Working from the data below, reproduce exactly the lines starting at the one that holds "Give me the Altair source for this chart." and ending at the one that holds "FS_SUP = 19". Pictures are excluded.

Input rows:

[start]

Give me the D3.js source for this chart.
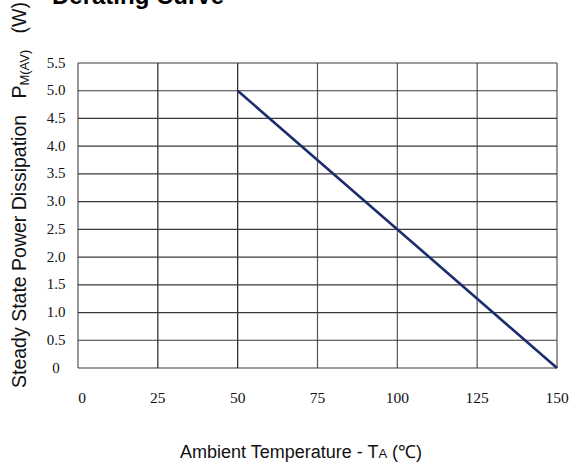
<!DOCTYPE html>
<html>
<head>
<meta charset="utf-8">
<script src="https://cdn.jsdelivr.net/npm/d3@7"></script>
<style>
  body { margin: 0; background: #fff; }
  svg { display: block; }
</style>
</head>
<body>
<div id="chart"></div>
<script>
// derating curve data
const temps = [50, 150];
const power = [5.0, 0];
const xTicks = [0, 25, 50, 75, 100, 125, 150];
const yTicks = [0, 0.5, 1.0, 1.5, 2.0, 2.5, 3.0, 3.5, 4.0, 4.5, 5.0, 5.5];
const yTickLabels = ["0", "0.5", "1.0", "1.5", "2.0", "2.5", "3.0", "3.5", "4.0", "4.5", "5.0", "5.5"];

const W = 588, H = 467;
const margin = {left: 78, right: 31, top: 63, bottom: 99};
const width = W - margin.left - margin.right;
const height = H - margin.top - margin.bottom;

const svg = d3.select("#chart").append("svg")
    .attr("width", W)
    .attr("height", H);

const g = svg.append("g")
    .attr("transform", "translate(" + margin.left + "," + margin.top + ")");

const x = d3.scaleLinear().domain([0, 150]).range([0, width]);
const y = d3.scaleLinear().domain([0, 5.5]).range([height, 0]);

// grid
g.selectAll(".vgrid").data(xTicks).enter().append("line")
    .attr("x1", d => x(d)).attr("x2", d => x(d))
    .attr("y1", 0).attr("y2", height)
    .attr("stroke", (d, i) => i == 1 || i == 2 ? "#222" : "#555")
    .attr("stroke-width", 1.2);
g.selectAll(".hgrid").data(yTicks).enter().append("line")
    .attr("y1", d => y(d)).attr("y2", d => y(d))
    .attr("x1", 0).attr("x2", width)
    .attr("stroke", "#3a3a3a").attr("stroke-width", 1.2);

// tick labels (serif)
g.selectAll(".ylab").data(yTicks).enter().append("text")
    .attr("x", -22)
    .attr("y", d => y(d))
    .attr("dy", "0.3em")
    .attr("text-anchor", "middle")
    .attr("font-family", "Liberation Serif, serif")
    .attr("font-size", 15)
    .attr("fill", "#111")
    .text((d, i) => yTickLabels[i]);

g.selectAll(".xlab").data(xTicks).enter().append("text")
    .attr("x", d => x(d) + (d == 0 ? 4 : 0))
    .attr("y", height + 35)
    .attr("text-anchor", "middle")
    .attr("font-family", "Liberation Serif, serif")
    .attr("font-size", 15.5)
    .attr("fill", "#111")
    .text(d => d);

// the curve
const pts = temps.map((t, i) => ({t: t, p: power[i]}));
g.append("path")
    .datum(pts)
    .attr("fill", "none")
    .attr("stroke", "#1d2d6b")
    .attr("stroke-width", 2.6)
    .attr("d", d3.line().x(d => x(d.t)).y(d => y(d.p)));

// title, mostly cut off at the top
svg.append("text")
    .attr("x", 52).attr("y", 4)
    .attr("font-family", "Liberation Sans, Arial, sans-serif")
    .attr("font-weight", "bold")
    .attr("font-size", 24)
    .attr("fill", "#000")
    .text("Derating  Curve");

// x axis title
const xt = svg.append("text")
    .attr("x", 180).attr("y", 458)
    .attr("font-family", "Liberation Sans, Arial, sans-serif")
    .attr("font-size", 18)
    .attr("fill", "#111");
xt.append("tspan").text("Ambient Temperature - T");
xt.append("tspan").attr("font-size", 13).text("A");
xt.append("tspan").text(" (\u2103)");

// y axis title
const yt = svg.append("text")
    .attr("transform", "translate(26,388) rotate(-90)")
    .attr("font-family", "Liberation Sans, Arial, sans-serif")
    .attr("font-size", 19.5)
    .attr("fill", "#111")
    .attr("xml:space", "preserve")
    .style("white-space", "pre");
yt.append("tspan").text("Steady State Power Dissipation   P");
yt.append("tspan").attr("font-size", 13).attr("dy", 3).text("M(AV)");
yt.append("tspan").attr("dy", -3).text("   (W)");
</script>
</body>
</html>
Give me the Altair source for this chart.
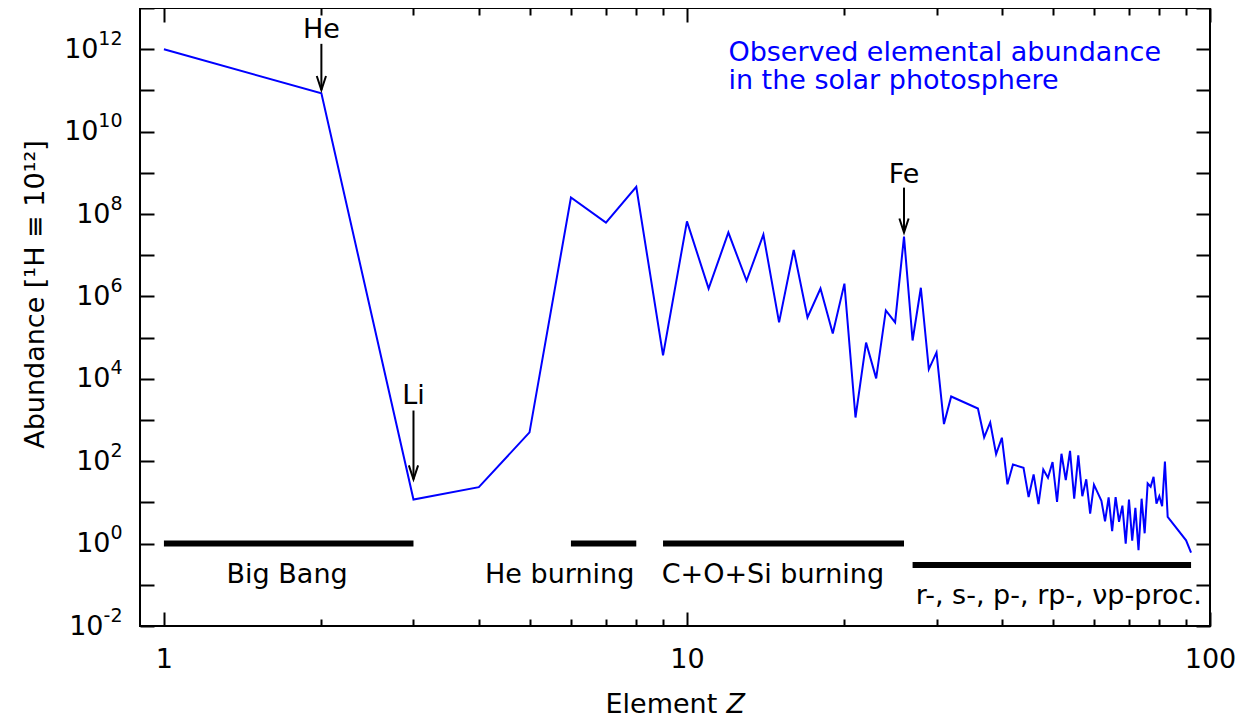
import altair as alt
import pandas as pd

FONT = "DejaVu Sans"
FS = 27
FS_SUP = 19

# Observed solar photospheric abundances, log10 (H = 10^12)
Z = [1, 2, 3, 4, 5, 6, 7, 8, 9, 10, 11, 12, 13, 14, 15, 16, 17, 18, 19, 20,
     21, 22, 23, 24, 25, 26, 27, 28, 29, 30, 31, 32, 36, 37, 38, 39, 40, 41, 42,
     44, 45, 46, 47, 48, 49, 50, 51, 52, 53, 54, 55, 56, 57, 58, 59, 60, 62, 63,
     64, 65, 66, 67, 68, 69, 70, 71, 72, 73, 74, 75, 76, 77, 78, 79, 80, 81, 82,
     83, 90, 92]
LOG_ABUND = [12.00, 10.93, 1.07, 1.37, 2.70, 8.40, 7.79, 8.66, 4.57, 7.82,
             6.19, 7.55, 6.38, 7.50, 5.37, 7.13, 5.49, 6.19, 5.10, 6.31,
             3.06, 4.88, 4.01, 5.66, 5.37, 7.45, 4.93, 6.21, 4.23, 4.64,
             2.90, 3.57, 3.28, 2.58, 2.94, 2.17, 2.57, 1.44, 1.92,
             1.84, 1.13, 1.68, 0.96, 1.80, 1.60, 1.98, 1.01, 2.18, 1.54, 2.25,
             1.09, 2.14, 1.15, 1.56, 0.73, 1.43, 1.04, 0.54,
             1.12, 0.30, 1.13, 0.53, 0.92, 0.00, 1.07, 0.07, 0.87, -0.16, 1.09,
             0.25, 1.46, 1.38, 1.62, 0.97, 1.15, 0.91, 1.99,
             0.65, 0.08, -0.22]

# Nucleosynthesis process bars
BAR_NAMES = ["Big Bang", "He burning", "C+O+Si burning", "r-, s-, p-, rp-, νp-proc."]
BAR_START = [1, 6, 9, 27]
BAR_END = [3, 8, 26, 92]
BAR_LEVEL = [0.0, 0.0, 0.0, -0.52]
BAR_LABEL_X = [1.72, 5.71, 14.6, 51.4]
BAR_LABEL_Y = [-0.96, -0.96, -0.96, -1.47]

# Arrow annotations
ARROW_TEXT = ["He", "Li", "Fe"]
ARROW_X = [2, 3, 26]
ARROW_TEXT_Y = [12.27, 3.40, 8.76]
ARROW_TOP = [12.13, 3.23, 8.64]
ARROW_TIP = [11.01, 1.56, 7.55]

# Legend-like note (two lines in one text item)
NOTE_TEXT = ["Observed elemental abundance\nin the solar photosphere"]
NOTE_X = [12.0]
NOTE_Y = [11.71]

# Axis ticks
X_MAJOR = [1, 10, 100]
X_MINOR = [2, 3, 4, 5, 6, 7, 8, 9, 20, 30, 40, 50, 60, 70, 80, 90]
Y_EXP = list(range(-2, 14))
Y_TICKS = [10.0 ** e for e in Y_EXP]
# tick label = base "10" + raised exponent
Y_BASE = ["10", "", "10", "", "10", "", "10", "", "10", "", "10", "", "10", "", "10", ""]
Y_SUP = ["-2", "", "0", "", "2", "", "4", "", "6", "", "8", "", "10", "", "12", ""]

line_df = pd.DataFrame({"Z": Z, "logA": LOG_ABUND})
bar_df = pd.DataFrame({"name": BAR_NAMES, "z0": BAR_START, "z1": BAR_END,
                       "lev": BAR_LEVEL, "lx": BAR_LABEL_X, "ly": BAR_LABEL_Y})
arrow_df = pd.DataFrame({"t": ARROW_TEXT, "x": ARROW_X, "ty": ARROW_TEXT_Y,
                         "top": ARROW_TOP, "tip": ARROW_TIP})
note_df = pd.DataFrame({"t": NOTE_TEXT, "x": NOTE_X, "y": NOTE_Y})

xs = alt.Scale(type="log", domain=[0.9, 100], nice=False)
ys = alt.Scale(type="log", domain=[1e-2, 1e13], nice=False)


def lookup_expr(labels):
    return "[" + ",".join("'%s'" % s for s in labels) + "][round(log(datum.value)/LN10)+2]"


common = dict(domain=False, grid=False, tickColor="black", tickWidth=2,
              labelFont=FONT, labelFontSize=FS, labelColor="black",
              titleFont=FONT, titleFontSize=FS, titleFontWeight="normal",
              titleColor="black")

x_bottom_major = alt.Axis(orient="bottom", values=X_MAJOR, tickSize=14, offset=-14,
                          labelPadding=20, format="d", title="Element",
                          titleBaseline="alphabetic", titleAlign="left",
                          titleX=465, titleY=100, labelFlush=False, **common)
x_bottom_minor = alt.Axis(orient="bottom", values=X_MINOR, tickSize=7, offset=-7,
                          labels=False, title=None, **common)
x_bottom_title_z = alt.Axis(orient="bottom", values=X_MAJOR, ticks=False, labels=False,
                            title="Z", titleFontStyle="italic", titleBaseline="alphabetic",
                            titleAlign="left", titleX=586, titleY=86, **common)
x_top_major = alt.Axis(orient="top", values=X_MAJOR, tickSize=14, offset=-14,
                       labels=False, title=None, **common)
x_top_minor = alt.Axis(orient="top", values=X_MINOR, tickSize=7, offset=-7,
                       labels=False, title=None, **common)
# base "10": pushed left by the width of its exponent
base_padding = {"condition": [{"test": "datum.value < 0.05", "value": 37},
                              {"test": "datum.value > 1e9", "value": 42}],
                "value": 30}
y_left = alt.Axis(orient="left", values=Y_TICKS, tickSize=14, offset=-14,
                  labelPadding=base_padding, labelExpr=lookup_expr(Y_BASE),
                  labelFlush=False, labelAlign="right",
                  title="Abundance [¹H ≡ 10¹²]", titleAngle=270,
                  titleBaseline="middle", titleX=-119, titleY=286, **common)
sup_common = dict(common)
sup_common["labelFontSize"] = FS_SUP
y_left_sup = alt.Axis(orient="left", values=Y_TICKS, ticks=False, offset=-14,
                      labelPadding=32, labelExpr=lookup_expr(Y_SUP), labelFlush=False,
                      labelAlign="right", labelOffset=-11, title=None, **sup_common)
y_right = alt.Axis(orient="right", values=Y_TICKS, tickSize=14, offset=-14,
                   labels=False, title=None, **common)

line = alt.Chart(line_df).transform_calculate(A="pow(10, datum.logA)").mark_line(
    color="#0000ff", strokeWidth=2
).encode(
    x=alt.X("Z:Q", scale=xs, axis=x_bottom_major),
    y=alt.Y("A:Q", scale=ys, axis=y_left),
    order="Z:Q",
)

bars = alt.Chart(bar_df).transform_calculate(L="pow(10, datum.lev)").mark_rule(
    color="black", strokeWidth=6, strokeCap="butt"
).encode(
    x=alt.X("z0:Q", scale=xs, axis=x_bottom_minor),
    x2="z1:Q",
    y=alt.Y("L:Q", scale=ys, axis=y_right),
)

bar_text = alt.Chart(bar_df).transform_calculate(Y="pow(10, datum.ly)").mark_text(
    font=FONT, fontSize=FS, color="black", align="center", baseline="alphabetic"
).encode(
    x=alt.X("lx:Q", scale=xs, axis=x_top_major),
    y=alt.Y("Y:Q", scale=ys, axis=y_left_sup),
    text="name:N",
)

arrow_shaft = alt.Chart(arrow_df).transform_calculate(
    T="pow(10, datum.top)", P="pow(10, datum.tip)"
).mark_rule(color="black", strokeWidth=2).encode(
    x=alt.X("x:Q", scale=xs, axis=x_top_minor),
    y=alt.Y("T:Q", scale=ys, axis=None),
    y2="P:Q",
)

arrow_head = alt.Chart(arrow_df).transform_calculate(P="pow(10, datum.tip)").mark_point(
    shape="M -0.33 -1 L 0 0 L 0.33 -1", size=784, filled=False, stroke="black",
    strokeWidth=2, opacity=1
).encode(
    x=alt.X("x:Q", scale=xs, axis=x_bottom_title_z),
    y=alt.Y("P:Q", scale=ys, axis=None),
)

arrow_text = alt.Chart(arrow_df).transform_calculate(Y="pow(10, datum.ty)").mark_text(
    font=FONT, fontSize=FS, color="black", align="center", baseline="alphabetic"
).encode(
    x=alt.X("x:Q", scale=xs, axis=None),
    y=alt.Y("Y:Q", scale=ys, axis=None),
    text="t:N",
)

note = alt.Chart(note_df).transform_calculate(Y="pow(10, datum.y)").mark_text(
    font=FONT, fontSize=FS, color="#0000ff", align="left", baseline="alphabetic",
    lineBreak="\n", lineHeight=28
).encode(
    x=alt.X("x:Q", scale=xs, axis=None),
    y=alt.Y("Y:Q", scale=ys, axis=None),
    text="t:N",
)

chart = alt.layer(line, bars, bar_text, arrow_shaft, arrow_head, arrow_text, note).resolve_axis(
    x="independent", y="independent"
).properties(
    width=1070, height=618,
    autosize=alt.AutoSizeParams(type="none"),
    padding={"left": 132, "top": 0, "right": 30, "bottom": 92},
    background="white",
).configure_view(stroke="black", strokeWidth=2)

chart.save("out.html", embed_options={"renderer": "svg", "actions": False})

[end]

Solved exercise:
Give me the Altair source for this chart.
import altair as alt
import pandas as pd

FONT = "DejaVu Sans"
FS = 27
FS_SUP = 19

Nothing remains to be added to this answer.